*Charts and diagrams as code*.

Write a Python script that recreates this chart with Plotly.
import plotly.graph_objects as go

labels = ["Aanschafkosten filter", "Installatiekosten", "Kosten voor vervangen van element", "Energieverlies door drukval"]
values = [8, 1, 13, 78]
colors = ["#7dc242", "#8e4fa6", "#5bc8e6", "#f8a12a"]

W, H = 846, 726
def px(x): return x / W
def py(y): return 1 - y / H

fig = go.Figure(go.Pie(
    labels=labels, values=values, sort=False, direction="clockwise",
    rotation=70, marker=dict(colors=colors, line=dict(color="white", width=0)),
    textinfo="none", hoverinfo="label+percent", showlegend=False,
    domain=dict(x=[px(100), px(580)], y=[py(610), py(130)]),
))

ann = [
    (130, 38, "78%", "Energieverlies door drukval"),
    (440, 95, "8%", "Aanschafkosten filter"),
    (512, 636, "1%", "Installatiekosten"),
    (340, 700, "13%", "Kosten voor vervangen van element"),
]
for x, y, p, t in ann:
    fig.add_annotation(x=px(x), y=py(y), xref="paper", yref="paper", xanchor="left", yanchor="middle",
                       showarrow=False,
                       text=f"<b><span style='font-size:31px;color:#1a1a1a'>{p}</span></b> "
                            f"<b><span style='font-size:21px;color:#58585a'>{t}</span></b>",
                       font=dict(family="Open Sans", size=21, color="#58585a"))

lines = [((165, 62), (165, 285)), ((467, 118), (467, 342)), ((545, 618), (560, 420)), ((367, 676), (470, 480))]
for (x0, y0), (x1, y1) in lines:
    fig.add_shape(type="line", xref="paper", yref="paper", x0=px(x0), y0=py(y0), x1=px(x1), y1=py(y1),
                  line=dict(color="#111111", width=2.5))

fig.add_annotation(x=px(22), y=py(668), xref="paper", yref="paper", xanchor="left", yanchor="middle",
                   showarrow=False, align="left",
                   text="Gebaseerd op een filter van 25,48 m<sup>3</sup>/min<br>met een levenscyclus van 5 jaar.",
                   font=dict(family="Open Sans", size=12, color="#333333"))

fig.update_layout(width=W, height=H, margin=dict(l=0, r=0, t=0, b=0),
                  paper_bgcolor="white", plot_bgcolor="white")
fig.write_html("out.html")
...
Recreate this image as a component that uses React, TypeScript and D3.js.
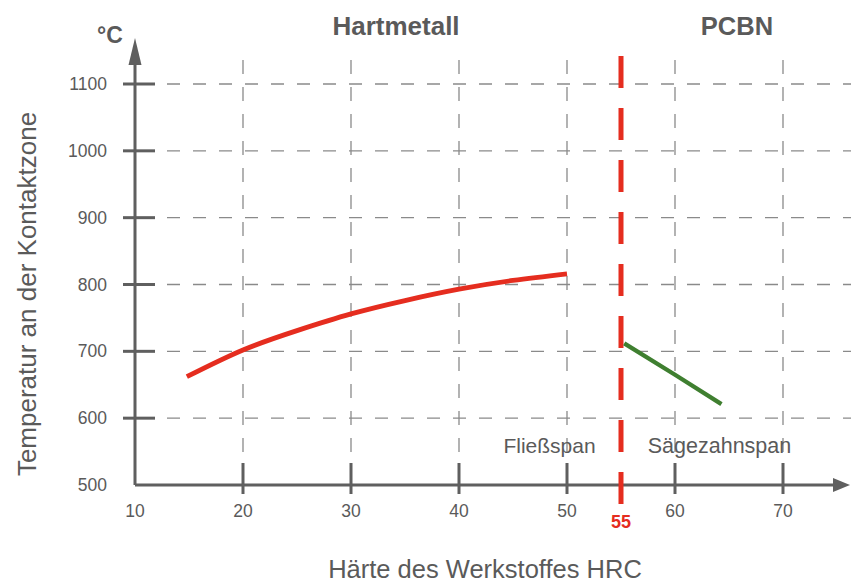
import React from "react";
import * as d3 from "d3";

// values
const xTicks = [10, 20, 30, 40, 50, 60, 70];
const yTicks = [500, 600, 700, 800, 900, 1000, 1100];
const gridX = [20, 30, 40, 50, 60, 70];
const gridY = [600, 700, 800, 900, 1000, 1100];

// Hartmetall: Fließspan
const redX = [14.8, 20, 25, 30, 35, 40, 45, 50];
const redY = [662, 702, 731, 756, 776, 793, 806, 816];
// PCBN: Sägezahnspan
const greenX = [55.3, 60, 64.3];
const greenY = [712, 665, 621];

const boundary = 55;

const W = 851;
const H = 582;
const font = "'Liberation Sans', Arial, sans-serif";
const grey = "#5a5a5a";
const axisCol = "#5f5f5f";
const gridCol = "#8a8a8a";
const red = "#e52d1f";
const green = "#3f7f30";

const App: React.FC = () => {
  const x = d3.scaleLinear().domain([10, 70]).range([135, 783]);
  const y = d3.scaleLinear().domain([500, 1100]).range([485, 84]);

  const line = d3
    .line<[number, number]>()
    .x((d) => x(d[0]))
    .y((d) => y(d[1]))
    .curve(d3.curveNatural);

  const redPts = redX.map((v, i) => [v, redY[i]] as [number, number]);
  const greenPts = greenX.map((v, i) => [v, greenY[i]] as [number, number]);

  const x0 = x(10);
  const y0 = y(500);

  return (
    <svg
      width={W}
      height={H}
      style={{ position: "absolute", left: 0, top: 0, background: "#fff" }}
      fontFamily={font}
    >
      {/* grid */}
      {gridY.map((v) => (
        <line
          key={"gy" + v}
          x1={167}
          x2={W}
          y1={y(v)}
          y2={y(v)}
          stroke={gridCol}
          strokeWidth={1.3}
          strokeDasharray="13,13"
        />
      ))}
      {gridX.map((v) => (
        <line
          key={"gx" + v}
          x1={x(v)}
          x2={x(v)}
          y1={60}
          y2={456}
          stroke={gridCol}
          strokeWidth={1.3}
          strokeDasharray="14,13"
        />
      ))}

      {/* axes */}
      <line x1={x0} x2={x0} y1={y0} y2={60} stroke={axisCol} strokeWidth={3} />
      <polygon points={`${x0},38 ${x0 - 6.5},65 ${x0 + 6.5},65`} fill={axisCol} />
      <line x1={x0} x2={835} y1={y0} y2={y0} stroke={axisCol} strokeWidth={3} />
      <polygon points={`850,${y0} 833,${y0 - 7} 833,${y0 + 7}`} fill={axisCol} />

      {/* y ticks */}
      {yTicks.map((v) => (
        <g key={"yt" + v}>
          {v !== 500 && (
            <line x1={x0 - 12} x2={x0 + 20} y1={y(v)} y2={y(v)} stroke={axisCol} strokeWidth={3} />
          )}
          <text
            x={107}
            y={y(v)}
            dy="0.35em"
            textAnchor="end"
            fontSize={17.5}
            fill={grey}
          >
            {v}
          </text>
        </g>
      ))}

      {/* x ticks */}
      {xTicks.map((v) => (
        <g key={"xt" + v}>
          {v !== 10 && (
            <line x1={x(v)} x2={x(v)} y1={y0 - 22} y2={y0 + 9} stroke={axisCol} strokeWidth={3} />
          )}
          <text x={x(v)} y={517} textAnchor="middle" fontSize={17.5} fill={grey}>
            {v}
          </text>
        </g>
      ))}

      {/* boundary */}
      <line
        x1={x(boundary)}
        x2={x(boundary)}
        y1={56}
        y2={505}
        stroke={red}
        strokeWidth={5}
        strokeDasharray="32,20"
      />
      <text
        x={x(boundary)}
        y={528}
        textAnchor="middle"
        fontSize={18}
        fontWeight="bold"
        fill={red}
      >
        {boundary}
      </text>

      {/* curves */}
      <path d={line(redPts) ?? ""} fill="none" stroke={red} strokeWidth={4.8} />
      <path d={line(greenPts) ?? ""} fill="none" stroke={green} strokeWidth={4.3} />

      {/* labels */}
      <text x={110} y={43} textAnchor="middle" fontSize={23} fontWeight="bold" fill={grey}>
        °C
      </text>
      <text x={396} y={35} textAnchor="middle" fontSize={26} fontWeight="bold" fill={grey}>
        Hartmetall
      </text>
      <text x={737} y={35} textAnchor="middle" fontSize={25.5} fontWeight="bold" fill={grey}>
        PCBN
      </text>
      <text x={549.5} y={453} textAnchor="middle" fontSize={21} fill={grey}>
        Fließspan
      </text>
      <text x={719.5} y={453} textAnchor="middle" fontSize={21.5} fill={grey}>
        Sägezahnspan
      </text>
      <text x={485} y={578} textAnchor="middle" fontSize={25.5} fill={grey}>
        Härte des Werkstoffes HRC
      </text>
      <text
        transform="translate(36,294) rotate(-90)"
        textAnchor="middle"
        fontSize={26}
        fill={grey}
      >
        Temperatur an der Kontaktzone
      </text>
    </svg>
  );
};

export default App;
---
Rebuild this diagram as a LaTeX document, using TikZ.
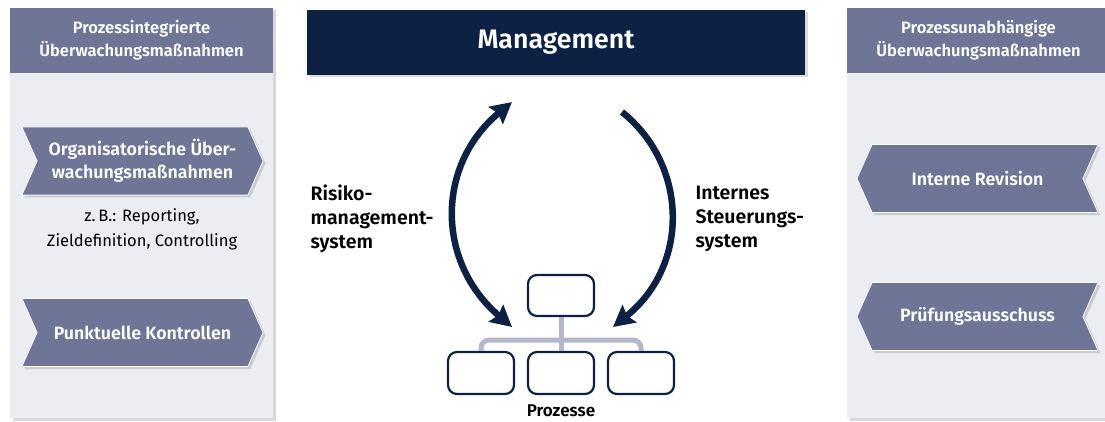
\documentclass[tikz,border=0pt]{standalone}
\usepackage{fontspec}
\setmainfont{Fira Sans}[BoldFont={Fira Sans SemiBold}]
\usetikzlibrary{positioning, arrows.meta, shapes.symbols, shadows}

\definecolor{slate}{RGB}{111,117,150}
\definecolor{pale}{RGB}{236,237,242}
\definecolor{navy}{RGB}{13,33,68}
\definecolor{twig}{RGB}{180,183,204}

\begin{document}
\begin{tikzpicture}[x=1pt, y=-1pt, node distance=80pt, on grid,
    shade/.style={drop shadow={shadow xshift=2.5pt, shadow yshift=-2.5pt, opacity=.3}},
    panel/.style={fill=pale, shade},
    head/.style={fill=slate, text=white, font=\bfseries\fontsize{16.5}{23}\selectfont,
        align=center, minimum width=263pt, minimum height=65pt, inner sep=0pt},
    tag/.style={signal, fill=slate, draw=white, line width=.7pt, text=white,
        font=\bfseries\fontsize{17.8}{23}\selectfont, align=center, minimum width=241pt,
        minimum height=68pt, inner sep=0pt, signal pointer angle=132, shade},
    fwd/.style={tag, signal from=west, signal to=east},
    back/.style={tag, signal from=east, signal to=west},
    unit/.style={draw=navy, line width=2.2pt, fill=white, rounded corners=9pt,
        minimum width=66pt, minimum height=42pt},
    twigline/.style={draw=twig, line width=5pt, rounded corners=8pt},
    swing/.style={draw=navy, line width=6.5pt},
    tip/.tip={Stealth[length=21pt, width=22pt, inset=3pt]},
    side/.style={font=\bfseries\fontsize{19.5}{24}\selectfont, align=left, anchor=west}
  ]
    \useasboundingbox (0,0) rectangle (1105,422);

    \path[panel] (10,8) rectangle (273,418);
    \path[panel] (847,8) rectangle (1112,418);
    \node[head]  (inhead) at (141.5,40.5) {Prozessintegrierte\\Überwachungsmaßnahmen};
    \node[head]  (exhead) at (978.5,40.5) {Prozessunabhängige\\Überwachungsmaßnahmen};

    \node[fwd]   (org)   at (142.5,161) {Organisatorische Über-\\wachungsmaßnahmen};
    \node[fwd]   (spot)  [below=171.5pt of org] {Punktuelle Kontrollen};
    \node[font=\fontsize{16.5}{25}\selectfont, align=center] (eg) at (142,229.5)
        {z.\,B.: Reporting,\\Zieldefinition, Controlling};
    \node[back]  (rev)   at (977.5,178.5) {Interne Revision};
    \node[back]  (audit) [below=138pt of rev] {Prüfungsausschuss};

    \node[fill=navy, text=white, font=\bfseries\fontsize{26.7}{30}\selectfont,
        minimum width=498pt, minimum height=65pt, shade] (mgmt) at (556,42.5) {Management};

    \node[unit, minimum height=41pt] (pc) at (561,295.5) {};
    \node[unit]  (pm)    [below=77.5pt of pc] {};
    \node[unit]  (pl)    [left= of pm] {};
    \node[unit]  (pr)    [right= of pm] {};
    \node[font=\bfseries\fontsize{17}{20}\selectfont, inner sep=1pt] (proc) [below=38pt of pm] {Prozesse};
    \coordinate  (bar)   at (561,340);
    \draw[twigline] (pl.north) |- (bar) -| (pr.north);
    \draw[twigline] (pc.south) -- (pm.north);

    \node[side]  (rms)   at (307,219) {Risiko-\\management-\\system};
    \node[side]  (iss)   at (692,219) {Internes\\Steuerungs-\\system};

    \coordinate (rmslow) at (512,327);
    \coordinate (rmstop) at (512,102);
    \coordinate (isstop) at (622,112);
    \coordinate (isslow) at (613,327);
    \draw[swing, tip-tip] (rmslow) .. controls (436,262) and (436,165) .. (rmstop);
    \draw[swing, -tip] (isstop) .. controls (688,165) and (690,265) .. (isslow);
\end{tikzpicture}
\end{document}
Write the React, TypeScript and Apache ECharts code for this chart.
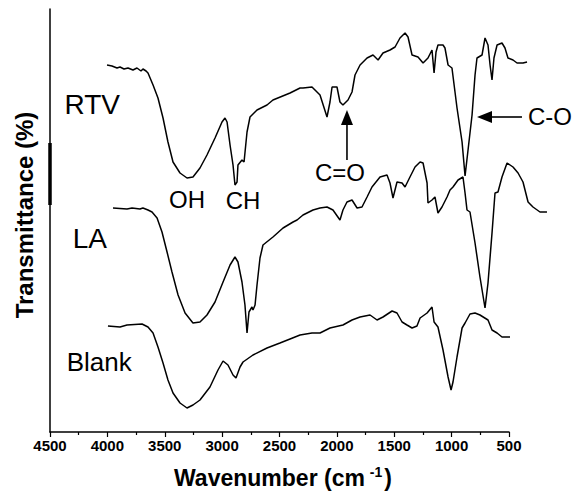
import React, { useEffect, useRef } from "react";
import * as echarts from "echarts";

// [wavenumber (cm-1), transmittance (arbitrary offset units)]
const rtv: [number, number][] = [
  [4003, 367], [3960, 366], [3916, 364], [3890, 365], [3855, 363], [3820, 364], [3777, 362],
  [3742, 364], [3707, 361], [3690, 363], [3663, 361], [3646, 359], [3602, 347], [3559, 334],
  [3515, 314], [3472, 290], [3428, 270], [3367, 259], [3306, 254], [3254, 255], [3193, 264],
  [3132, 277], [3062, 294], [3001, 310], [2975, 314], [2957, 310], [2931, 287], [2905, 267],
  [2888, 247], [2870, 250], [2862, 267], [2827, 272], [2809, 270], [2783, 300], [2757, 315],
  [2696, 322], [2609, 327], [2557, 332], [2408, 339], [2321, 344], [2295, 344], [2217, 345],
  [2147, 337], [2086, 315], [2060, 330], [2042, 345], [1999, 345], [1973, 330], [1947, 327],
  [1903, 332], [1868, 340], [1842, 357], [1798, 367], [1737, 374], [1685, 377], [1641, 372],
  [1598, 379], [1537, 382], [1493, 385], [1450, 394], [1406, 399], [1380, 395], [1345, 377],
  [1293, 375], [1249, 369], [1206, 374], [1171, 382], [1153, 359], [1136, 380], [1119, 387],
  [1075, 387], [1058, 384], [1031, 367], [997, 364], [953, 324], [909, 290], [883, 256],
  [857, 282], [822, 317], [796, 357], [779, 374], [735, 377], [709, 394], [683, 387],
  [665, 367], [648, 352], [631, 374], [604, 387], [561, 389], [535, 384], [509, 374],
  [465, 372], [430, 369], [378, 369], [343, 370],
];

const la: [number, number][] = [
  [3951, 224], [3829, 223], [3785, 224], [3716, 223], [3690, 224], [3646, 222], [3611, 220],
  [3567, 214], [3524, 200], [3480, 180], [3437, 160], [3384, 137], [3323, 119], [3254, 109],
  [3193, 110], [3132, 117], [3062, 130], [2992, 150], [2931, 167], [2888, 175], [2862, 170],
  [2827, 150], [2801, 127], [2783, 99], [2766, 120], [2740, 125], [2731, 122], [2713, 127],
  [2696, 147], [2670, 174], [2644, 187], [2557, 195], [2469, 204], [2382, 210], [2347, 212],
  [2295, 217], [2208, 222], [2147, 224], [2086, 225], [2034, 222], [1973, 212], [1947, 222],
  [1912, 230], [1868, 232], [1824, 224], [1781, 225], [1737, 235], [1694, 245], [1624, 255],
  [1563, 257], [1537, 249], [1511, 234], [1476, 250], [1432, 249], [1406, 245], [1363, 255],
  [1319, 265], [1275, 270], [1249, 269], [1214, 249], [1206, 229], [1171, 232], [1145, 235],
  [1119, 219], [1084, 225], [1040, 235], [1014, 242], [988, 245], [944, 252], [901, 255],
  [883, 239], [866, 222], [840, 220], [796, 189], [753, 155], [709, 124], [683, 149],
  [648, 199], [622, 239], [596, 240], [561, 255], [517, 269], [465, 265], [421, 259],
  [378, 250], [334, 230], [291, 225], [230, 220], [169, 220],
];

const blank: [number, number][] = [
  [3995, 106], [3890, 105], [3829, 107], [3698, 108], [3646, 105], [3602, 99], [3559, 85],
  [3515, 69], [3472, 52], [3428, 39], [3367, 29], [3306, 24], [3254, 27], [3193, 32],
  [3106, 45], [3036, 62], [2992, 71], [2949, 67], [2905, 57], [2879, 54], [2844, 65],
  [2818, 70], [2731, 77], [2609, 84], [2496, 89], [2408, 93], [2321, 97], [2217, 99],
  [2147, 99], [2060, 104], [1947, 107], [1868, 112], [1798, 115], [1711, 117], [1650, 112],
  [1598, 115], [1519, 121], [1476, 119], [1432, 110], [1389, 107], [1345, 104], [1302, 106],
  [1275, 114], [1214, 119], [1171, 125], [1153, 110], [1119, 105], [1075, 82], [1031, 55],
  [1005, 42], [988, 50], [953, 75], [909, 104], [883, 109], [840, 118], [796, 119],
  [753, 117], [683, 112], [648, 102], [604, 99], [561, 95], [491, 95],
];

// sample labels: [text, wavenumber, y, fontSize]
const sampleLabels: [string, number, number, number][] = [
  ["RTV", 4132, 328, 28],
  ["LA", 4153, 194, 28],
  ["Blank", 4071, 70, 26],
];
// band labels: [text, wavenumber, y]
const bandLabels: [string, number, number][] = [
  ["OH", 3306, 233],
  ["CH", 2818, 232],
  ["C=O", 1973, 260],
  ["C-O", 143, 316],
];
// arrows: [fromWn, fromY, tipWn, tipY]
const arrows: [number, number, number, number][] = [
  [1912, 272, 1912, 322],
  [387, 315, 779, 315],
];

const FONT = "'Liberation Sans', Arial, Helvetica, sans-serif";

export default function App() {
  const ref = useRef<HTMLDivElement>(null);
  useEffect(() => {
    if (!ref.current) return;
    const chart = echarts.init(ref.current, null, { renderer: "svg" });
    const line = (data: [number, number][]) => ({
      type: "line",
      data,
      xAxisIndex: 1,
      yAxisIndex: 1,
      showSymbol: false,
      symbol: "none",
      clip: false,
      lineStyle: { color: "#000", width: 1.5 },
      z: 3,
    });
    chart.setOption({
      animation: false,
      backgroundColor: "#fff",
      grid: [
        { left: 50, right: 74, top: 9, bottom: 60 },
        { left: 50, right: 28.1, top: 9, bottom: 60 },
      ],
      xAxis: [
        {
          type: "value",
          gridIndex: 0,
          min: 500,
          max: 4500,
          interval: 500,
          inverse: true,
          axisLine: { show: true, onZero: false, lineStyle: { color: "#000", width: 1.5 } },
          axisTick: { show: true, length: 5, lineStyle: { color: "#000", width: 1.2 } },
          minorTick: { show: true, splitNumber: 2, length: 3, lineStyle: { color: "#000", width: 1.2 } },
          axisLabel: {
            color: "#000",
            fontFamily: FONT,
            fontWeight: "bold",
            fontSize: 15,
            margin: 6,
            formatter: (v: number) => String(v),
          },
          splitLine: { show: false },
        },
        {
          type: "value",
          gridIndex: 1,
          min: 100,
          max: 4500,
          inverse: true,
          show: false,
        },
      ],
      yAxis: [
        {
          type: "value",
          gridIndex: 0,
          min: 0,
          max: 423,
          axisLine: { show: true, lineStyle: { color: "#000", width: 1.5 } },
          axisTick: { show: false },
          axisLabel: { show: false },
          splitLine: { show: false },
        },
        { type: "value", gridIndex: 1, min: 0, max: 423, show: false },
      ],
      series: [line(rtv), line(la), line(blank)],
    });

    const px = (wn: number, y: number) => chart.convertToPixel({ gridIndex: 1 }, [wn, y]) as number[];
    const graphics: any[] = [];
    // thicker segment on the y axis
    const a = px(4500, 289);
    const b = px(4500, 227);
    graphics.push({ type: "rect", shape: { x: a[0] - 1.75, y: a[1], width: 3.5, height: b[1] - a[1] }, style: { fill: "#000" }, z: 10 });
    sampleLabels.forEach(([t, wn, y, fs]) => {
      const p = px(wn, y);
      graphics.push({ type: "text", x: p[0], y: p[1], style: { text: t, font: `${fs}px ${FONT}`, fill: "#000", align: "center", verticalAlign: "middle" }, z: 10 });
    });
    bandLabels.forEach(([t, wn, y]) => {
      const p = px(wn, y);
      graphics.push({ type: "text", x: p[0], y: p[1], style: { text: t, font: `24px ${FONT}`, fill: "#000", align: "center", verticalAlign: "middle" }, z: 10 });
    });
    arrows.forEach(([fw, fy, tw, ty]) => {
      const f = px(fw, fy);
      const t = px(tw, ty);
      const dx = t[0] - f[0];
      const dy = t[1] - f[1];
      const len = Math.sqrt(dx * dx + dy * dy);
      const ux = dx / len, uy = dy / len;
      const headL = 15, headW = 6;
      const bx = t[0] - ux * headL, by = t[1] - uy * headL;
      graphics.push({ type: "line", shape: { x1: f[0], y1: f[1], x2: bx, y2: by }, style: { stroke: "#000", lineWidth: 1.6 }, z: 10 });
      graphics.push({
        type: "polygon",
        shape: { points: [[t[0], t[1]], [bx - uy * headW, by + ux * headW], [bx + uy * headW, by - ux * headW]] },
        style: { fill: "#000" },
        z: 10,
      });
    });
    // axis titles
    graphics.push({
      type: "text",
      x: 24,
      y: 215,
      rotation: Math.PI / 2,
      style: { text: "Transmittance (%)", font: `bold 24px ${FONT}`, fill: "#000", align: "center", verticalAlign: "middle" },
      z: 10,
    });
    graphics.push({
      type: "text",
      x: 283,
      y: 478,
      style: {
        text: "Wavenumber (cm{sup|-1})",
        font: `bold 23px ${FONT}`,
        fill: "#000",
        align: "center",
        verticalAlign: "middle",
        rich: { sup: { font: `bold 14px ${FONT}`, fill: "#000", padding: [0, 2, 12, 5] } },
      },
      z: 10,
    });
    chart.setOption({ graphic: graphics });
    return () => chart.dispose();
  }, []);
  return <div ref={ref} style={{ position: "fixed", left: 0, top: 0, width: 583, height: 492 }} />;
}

*PROBLEM TO SOLVE*. Return all lines containing the word "that".

*CORRECT ANSWER*.
Write a Python script that recreates this chart with Plotly.
Recreate this image as a component that uses React, TypeScript and D3.js.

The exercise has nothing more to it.